# Data provided start

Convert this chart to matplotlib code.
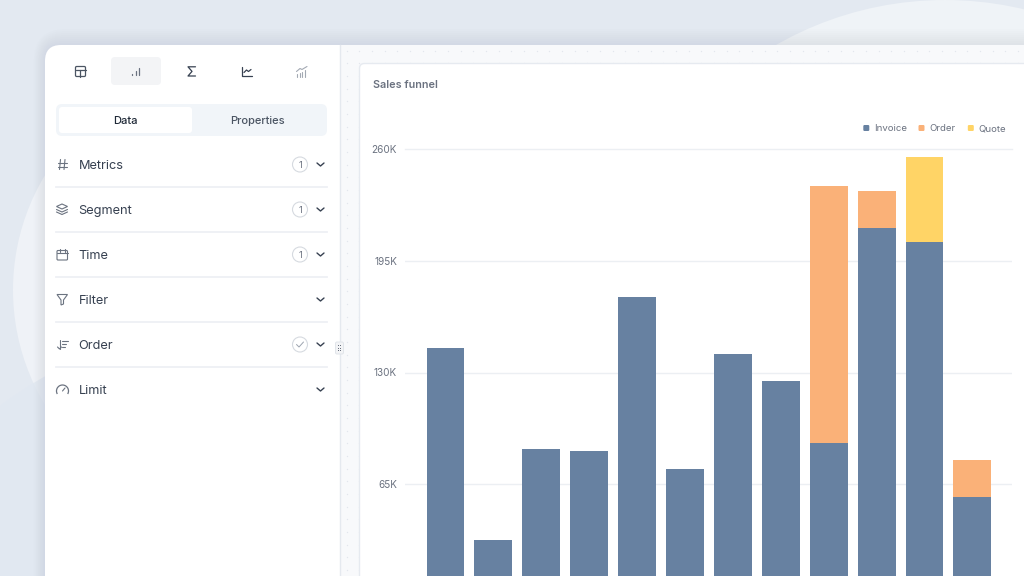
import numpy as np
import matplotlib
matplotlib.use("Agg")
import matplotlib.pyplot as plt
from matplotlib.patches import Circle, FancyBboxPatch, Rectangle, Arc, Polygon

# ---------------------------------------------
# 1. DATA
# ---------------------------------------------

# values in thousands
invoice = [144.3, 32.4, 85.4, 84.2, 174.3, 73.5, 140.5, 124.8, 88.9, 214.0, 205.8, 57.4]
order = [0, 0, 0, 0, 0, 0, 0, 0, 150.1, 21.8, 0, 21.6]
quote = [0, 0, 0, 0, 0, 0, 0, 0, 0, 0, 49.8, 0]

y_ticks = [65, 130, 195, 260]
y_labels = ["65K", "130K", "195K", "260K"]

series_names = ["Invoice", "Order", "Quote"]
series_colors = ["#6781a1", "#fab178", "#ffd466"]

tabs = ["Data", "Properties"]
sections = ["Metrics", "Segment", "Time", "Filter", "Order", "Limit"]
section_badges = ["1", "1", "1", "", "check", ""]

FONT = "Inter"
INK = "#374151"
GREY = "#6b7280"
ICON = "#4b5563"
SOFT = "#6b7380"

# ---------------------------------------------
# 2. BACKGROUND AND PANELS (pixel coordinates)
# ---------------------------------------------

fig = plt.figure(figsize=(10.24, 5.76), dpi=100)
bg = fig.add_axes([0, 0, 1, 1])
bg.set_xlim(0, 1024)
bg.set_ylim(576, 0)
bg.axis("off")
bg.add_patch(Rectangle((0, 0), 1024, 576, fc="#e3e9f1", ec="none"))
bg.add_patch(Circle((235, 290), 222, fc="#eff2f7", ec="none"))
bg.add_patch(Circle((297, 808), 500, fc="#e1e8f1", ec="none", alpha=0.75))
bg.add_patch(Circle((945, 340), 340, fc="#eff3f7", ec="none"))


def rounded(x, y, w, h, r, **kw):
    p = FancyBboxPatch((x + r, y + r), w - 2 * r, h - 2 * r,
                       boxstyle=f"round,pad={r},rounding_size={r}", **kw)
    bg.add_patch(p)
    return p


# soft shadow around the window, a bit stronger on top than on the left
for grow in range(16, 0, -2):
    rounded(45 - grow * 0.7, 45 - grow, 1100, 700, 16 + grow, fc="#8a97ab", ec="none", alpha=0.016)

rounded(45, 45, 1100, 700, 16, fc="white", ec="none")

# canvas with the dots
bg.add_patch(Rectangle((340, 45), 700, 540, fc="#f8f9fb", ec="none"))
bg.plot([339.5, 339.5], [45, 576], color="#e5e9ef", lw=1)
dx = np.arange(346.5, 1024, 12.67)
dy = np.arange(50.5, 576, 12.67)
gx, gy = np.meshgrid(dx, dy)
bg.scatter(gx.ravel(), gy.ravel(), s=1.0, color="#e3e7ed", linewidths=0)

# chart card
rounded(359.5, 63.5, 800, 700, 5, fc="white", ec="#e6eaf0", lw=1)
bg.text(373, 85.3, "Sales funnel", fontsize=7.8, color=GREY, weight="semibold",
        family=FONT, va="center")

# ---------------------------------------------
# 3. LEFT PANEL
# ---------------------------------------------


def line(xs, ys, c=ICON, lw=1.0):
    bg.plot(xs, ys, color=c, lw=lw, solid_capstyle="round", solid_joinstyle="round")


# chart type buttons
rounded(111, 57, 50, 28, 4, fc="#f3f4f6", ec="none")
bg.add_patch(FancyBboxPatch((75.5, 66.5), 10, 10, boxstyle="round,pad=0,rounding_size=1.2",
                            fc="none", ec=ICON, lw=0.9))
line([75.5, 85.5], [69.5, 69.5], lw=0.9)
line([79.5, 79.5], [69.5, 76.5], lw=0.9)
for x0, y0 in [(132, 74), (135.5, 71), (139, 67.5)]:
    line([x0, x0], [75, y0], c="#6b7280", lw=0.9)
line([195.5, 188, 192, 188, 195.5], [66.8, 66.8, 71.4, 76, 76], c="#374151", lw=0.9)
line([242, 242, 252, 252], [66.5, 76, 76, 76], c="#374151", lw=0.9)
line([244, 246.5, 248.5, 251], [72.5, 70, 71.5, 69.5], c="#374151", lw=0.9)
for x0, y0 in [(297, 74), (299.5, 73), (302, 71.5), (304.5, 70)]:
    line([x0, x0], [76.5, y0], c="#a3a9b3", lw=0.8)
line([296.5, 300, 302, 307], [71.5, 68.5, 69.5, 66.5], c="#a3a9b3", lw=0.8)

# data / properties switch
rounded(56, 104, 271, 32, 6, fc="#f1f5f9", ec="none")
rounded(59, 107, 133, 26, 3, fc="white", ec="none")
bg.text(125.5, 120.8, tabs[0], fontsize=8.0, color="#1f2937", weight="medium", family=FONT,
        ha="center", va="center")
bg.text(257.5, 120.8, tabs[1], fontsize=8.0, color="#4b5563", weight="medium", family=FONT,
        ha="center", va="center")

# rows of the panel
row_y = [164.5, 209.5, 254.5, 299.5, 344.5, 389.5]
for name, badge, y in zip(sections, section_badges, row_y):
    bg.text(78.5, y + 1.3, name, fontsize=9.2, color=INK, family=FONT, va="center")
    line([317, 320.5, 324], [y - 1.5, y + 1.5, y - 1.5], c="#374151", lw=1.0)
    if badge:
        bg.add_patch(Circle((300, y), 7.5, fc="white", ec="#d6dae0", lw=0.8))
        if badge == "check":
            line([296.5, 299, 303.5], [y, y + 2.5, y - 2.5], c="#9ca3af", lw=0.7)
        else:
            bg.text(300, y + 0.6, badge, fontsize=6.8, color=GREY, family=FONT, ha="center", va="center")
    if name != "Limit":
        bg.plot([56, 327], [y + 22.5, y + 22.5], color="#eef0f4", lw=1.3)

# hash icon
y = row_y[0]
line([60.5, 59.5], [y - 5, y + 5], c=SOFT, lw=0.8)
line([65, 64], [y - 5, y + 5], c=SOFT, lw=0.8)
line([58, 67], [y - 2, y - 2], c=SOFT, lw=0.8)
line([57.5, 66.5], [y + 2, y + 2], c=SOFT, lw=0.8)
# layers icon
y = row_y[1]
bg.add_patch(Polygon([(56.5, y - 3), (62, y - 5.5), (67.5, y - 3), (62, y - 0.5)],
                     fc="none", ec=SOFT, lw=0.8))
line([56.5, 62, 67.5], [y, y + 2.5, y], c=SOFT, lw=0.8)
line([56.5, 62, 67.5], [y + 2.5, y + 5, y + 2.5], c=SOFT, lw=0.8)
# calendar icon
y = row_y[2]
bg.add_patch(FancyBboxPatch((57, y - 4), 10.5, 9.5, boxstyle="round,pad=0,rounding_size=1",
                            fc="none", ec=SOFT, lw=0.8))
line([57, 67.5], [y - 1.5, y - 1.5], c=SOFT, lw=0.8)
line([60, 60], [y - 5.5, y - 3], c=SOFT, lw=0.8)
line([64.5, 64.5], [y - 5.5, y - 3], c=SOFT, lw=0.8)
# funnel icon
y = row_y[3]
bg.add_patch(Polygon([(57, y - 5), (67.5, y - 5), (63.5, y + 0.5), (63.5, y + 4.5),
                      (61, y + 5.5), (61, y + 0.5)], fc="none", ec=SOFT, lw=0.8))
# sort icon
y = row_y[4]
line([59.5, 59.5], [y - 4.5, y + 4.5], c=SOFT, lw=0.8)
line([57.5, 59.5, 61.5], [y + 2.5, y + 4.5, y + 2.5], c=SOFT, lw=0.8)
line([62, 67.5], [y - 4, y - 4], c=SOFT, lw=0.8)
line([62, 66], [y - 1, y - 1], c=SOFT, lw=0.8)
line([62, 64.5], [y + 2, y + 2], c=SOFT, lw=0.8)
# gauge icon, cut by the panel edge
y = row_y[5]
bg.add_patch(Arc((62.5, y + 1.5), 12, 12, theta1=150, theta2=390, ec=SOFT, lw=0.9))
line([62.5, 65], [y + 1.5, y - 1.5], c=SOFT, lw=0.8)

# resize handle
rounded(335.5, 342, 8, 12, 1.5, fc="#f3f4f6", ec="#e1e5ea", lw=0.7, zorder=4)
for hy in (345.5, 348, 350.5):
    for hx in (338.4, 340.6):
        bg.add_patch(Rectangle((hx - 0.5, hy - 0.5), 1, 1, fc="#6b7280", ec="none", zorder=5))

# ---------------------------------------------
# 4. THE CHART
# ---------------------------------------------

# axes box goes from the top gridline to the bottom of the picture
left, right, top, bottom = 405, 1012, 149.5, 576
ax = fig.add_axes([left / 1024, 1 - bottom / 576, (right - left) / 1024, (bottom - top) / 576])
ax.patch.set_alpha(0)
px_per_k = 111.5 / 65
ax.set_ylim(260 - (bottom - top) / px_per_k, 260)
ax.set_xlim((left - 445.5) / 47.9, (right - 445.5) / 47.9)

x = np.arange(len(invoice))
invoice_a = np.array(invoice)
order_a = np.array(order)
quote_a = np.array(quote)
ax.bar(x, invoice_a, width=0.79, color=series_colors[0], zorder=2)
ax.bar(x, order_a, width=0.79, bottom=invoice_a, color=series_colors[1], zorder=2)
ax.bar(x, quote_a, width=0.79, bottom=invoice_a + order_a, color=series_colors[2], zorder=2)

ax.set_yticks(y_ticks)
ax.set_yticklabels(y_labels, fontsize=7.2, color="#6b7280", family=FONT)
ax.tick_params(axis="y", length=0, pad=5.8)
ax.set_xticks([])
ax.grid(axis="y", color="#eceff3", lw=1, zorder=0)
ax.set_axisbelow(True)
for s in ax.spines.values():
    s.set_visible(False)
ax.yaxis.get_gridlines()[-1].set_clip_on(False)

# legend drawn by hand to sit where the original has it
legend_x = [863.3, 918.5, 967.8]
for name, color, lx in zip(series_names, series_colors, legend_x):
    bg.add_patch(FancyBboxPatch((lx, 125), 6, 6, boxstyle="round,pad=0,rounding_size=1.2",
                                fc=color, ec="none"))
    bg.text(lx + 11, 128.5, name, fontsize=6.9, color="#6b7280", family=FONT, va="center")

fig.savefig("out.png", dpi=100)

# Data provided end

*Task instructions:* Count the lines of the data that contain the string "matplotlib", and reply with that number alone.

*Worked solution:* 5